We should look at the little victories. At least after nearly two decades, ads on ESPN during a Women's Basketball game aren't just feminine hygiene products anymore.
Also Geno's suggestions about how to make the Women's game more exciting, like lowering the net, half court timer, reduced shot clock may improve the games popularity. Game purists hate some of the ideas but Geno does have a point. But hyping a national playoff game between two power houses to get people to tune in only to have the first half being a miss/turnover fest doesn't do the Women's game any favors in building an audience beyond fans of the teams involved.
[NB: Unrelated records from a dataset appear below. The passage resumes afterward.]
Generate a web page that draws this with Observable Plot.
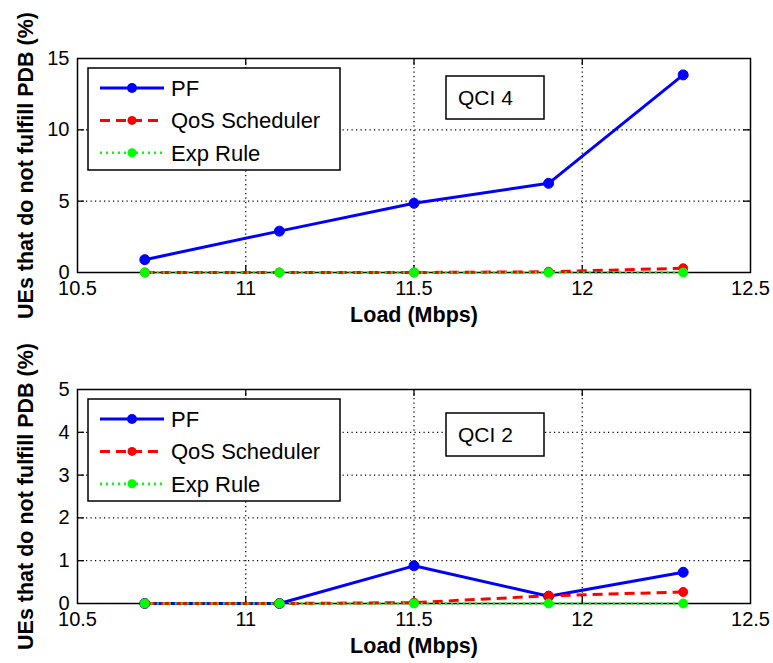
<!DOCTYPE html>
<html>
<head>
<meta charset="utf-8">
<script src="https://cdn.jsdelivr.net/npm/d3@7"></script>
<script src="https://cdn.jsdelivr.net/npm/@observablehq/plot@0.6"></script>
<style>
  body { margin: 0; background: #fff; font-family: "Liberation Sans", Arial, sans-serif; }
  #chart { width: 773px; }
  #chart svg { display: block; }
</style>
</head>
<body>
<div id="chart"></div>
<script>
// Offered load (Mbps) at which each scheduler was evaluated
const loads = [10.7, 11.1, 11.5, 11.9, 12.3];
const seriesNames = ["PF", "QoS Scheduler", "Exp Rule"];

// Share of UEs missing the packet delay budget (%), QCI 4 traffic
const qci4PF  = [0.9, 2.9, 4.85, 6.25, 13.85];
const qci4QoS = [0, 0, 0, 0.05, 0.3];
const qci4Exp = [0, 0, 0, 0, 0];

// Same metric for QCI 2 traffic
const qci2PF  = [0, 0, 0.88, 0.17, 0.73];
const qci2QoS = [0, 0, 0.02, 0.18, 0.27];
const qci2Exp = [0, 0, 0, 0, 0];

const xTicks = [10.5, 11, 11.5, 12, 12.5];
const yTicksQci4 = [0, 5, 10, 15];
const yTicksQci2 = [0, 1, 2, 3, 4, 5];
const yLabel = "UEs that do not fulfill PDB (%)";
const xLabel = "Load (Mbps)";

// Line look per scheduler (MATLAB-like: solid, dashed, dotted)
const looks = [
  {color: "#0000ff", dash: null, width: 3, r: 5},
  {color: "#ff0000", dash: "10,6", width: 3, r: 4.5},
  {color: "#00ff00", dash: "2,4", width: 2.5, r: 4.5}
];

const FONT = "'Liberation Sans', Arial, sans-serif";

function panel({title, series, yTicks, height, marginTop, marginBottom, legendTop, boxTop}) {
  const W = 773, ml = 77, mr = 23;
  const fw = W - ml - mr, fh = height - marginTop - marginBottom;
  const inner = a => a.slice(1, -1);
  const dotted = {stroke: "#000", strokeOpacity: 1, strokeWidth: 1.2, strokeDasharray: "1.2,3.3"};
  const tickStyle = {stroke: "#000", strokeWidth: 1.3};

  const lineMarks = series.flatMap((vals, i) => {
    const rows = loads.map((load, j) => ({load, value: vals[j]}));
    const lk = looks[i];
    return [
      Plot.line(rows, {x: "load", y: "value", stroke: lk.color, strokeWidth: lk.width,
        strokeDasharray: lk.dash, strokeLinecap: "butt"}),
      Plot.dot(rows, {x: "load", y: "value", r: lk.r, fill: lk.color, stroke: lk.color, strokeWidth: 1})
    ];
  });

  const node = Plot.plot({
    width: W, height, marginLeft: ml, marginRight: mr, marginTop, marginBottom,
    style: {fontFamily: FONT, fontSize: "20px", color: "#000", background: "#fff", overflow: "visible"},
    x: {domain: [xTicks[0], xTicks[xTicks.length - 1]]},
    y: {domain: [yTicks[0], yTicks[yTicks.length - 1]]},
    marks: [
      Plot.gridX(inner(xTicks), dotted),
      Plot.gridY(inner(yTicks), dotted),
      Plot.tickX(inner(xTicks), {x: d => d, insetTop: fh - 7, ...tickStyle}),
      Plot.tickX(inner(xTicks), {x: d => d, insetBottom: fh - 7, ...tickStyle}),
      Plot.tickY(inner(yTicks), {y: d => d, insetRight: fw - 7, ...tickStyle}),
      Plot.tickY(inner(yTicks), {y: d => d, insetLeft: fw - 7, ...tickStyle}),
      Plot.axisX(xTicks, {tickSize: 0, tickPadding: 8, fontSize: 20, label: null, tickFormat: d => String(d)}),
      Plot.axisY(yTicks, {tickSize: 0, tickPadding: 8, fontSize: 20, label: null, tickFormat: d => String(d)}),
      Plot.frame({stroke: "#000", strokeWidth: 1.5}),
      ...lineMarks,
      Plot.text([yLabel], {text: d => d, frameAnchor: "left", rotate: -90, dx: -51,
        textAnchor: "middle", lineAnchor: "middle", fontWeight: "bold", fontSize: 21.5}),
      Plot.text([xLabel], {text: d => d, frameAnchor: "bottom", dy: 43,
        textAnchor: "middle", lineAnchor: "middle", fontWeight: "bold", fontSize: 21.5})
    ]
  });

  const svg = d3.select(node);

  // Legend box in the upper-left corner of the axes
  const g = svg.append("g").attr("transform", `translate(${ml + 11},${marginTop + legendTop})`)
    .attr("text-anchor", "start");
  g.append("rect").attr("width", 252).attr("height", 102)
    .attr("fill", "#fff").attr("stroke", "#000").attr("stroke-width", 1.5);
  seriesNames.forEach((name, i) => {
    const lk = looks[i];
    const y = 20 + i * 32.4;
    g.append("line").attr("x1", 12).attr("x2", 76).attr("y1", y).attr("y2", y)
      .attr("stroke", lk.color).attr("stroke-width", lk.width)
      .attr("stroke-dasharray", lk.dash);
    g.append("circle").attr("cx", 44).attr("cy", y).attr("r", lk.r).attr("fill", lk.color);
    g.append("text").attr("x", 83).attr("y", y).attr("dy", "0.36em")
      .attr("font-family", FONT).attr("font-size", 22).attr("fill", "#000").text(name);
  });

  // Annotation box naming the traffic class
  const b = svg.append("g").attr("transform", `translate(${ml + 369},${marginTop + boxTop})`)
    .attr("text-anchor", "start");
  b.append("rect").attr("width", 98).attr("height", 43)
    .attr("fill", "#fff").attr("stroke", "#000").attr("stroke-width", 1.5);
  b.append("text").attr("x", 12).attr("y", 21.5).attr("dy", "0.36em")
    .attr("font-family", FONT).attr("font-size", 21).attr("fill", "#000").text(title);

  return node;
}

const chart = document.getElementById("chart");
chart.append(panel({
  title: "QCI 4", series: [qci4PF, qci4QoS, qci4Exp], yTicks: yTicksQci4,
  height: 330, marginTop: 58, marginBottom: 58, legendTop: 10, boxTop: 18
}));
chart.append(panel({
  title: "QCI 2", series: [qci2PF, qci2QoS, qci2Exp], yTicks: yTicksQci2,
  height: 333, marginTop: 59, marginBottom: 60, legendTop: 10, boxTop: 24
}));
</script>
</body>
</html>
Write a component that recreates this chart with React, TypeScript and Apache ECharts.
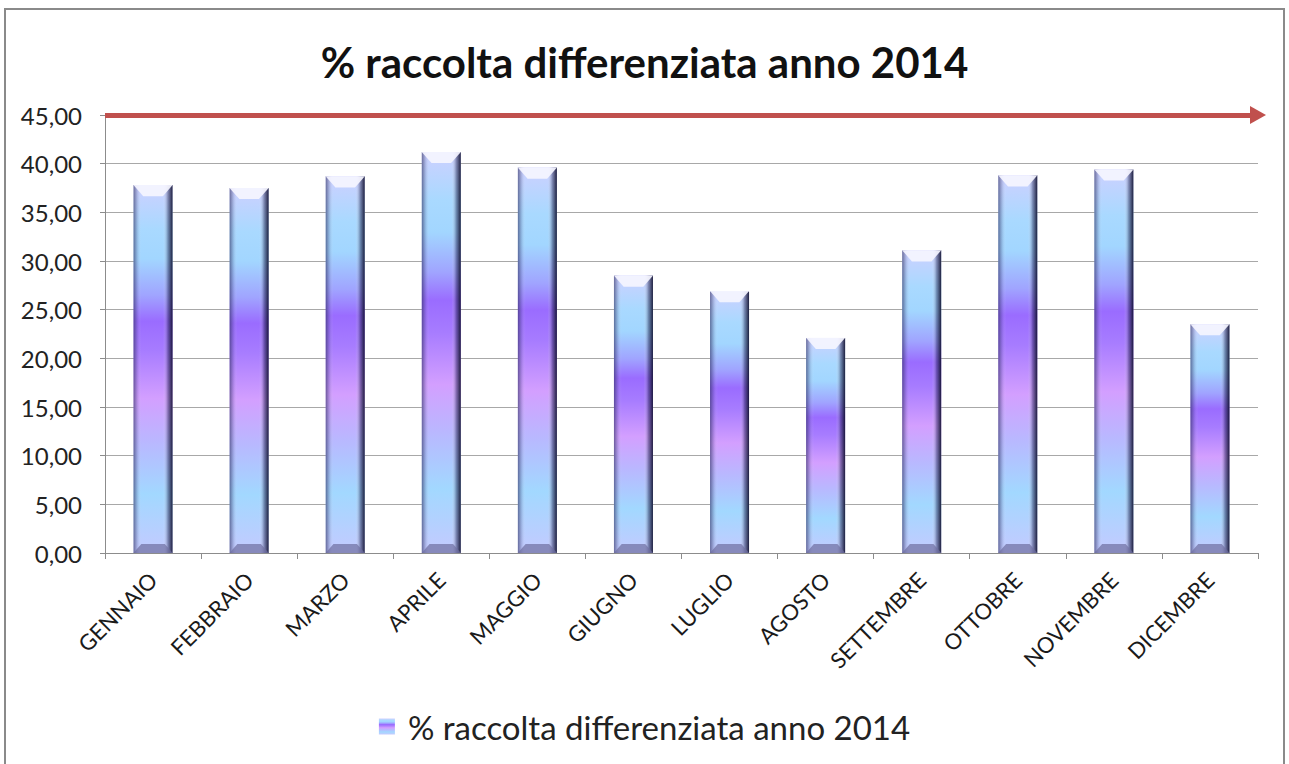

But the real problem is still the dreaded parity. Great we've gone from 5 power house programs in the 90s to what, 10 now, out of over 300 teams. That the first interesting round of games where upsets are likely to occur are the regional finals. While the Men's teams have achieved parity partially by having their star players constantly leave for the NBA, which we don't want to start happening in the Women's game, most colleges only provide lip service to their Women's program.
Sadly college sports is now all about the TV money. Period. Big East disintegrated because teams chased the TV football money. There's the chicken and the egg problem with TV money for basketball, especially Women's teams. If you don't have a powerhouse, you can't get the money but without the money you can't create a powerhouse. UConn Women was lucky that the Men's team had a serious following, it allowed Gampel to be built and they piggybacked on that. It also doesn't hurt to hire a coach with the vision, market savvy and salesmanship of Geno.
So yes it's sad that a 4th tier bowl game prevents the #1 vs #2 Women's game from being shown nationally on a channel nearly every cable home gets but football money still trumps Women's basketball money.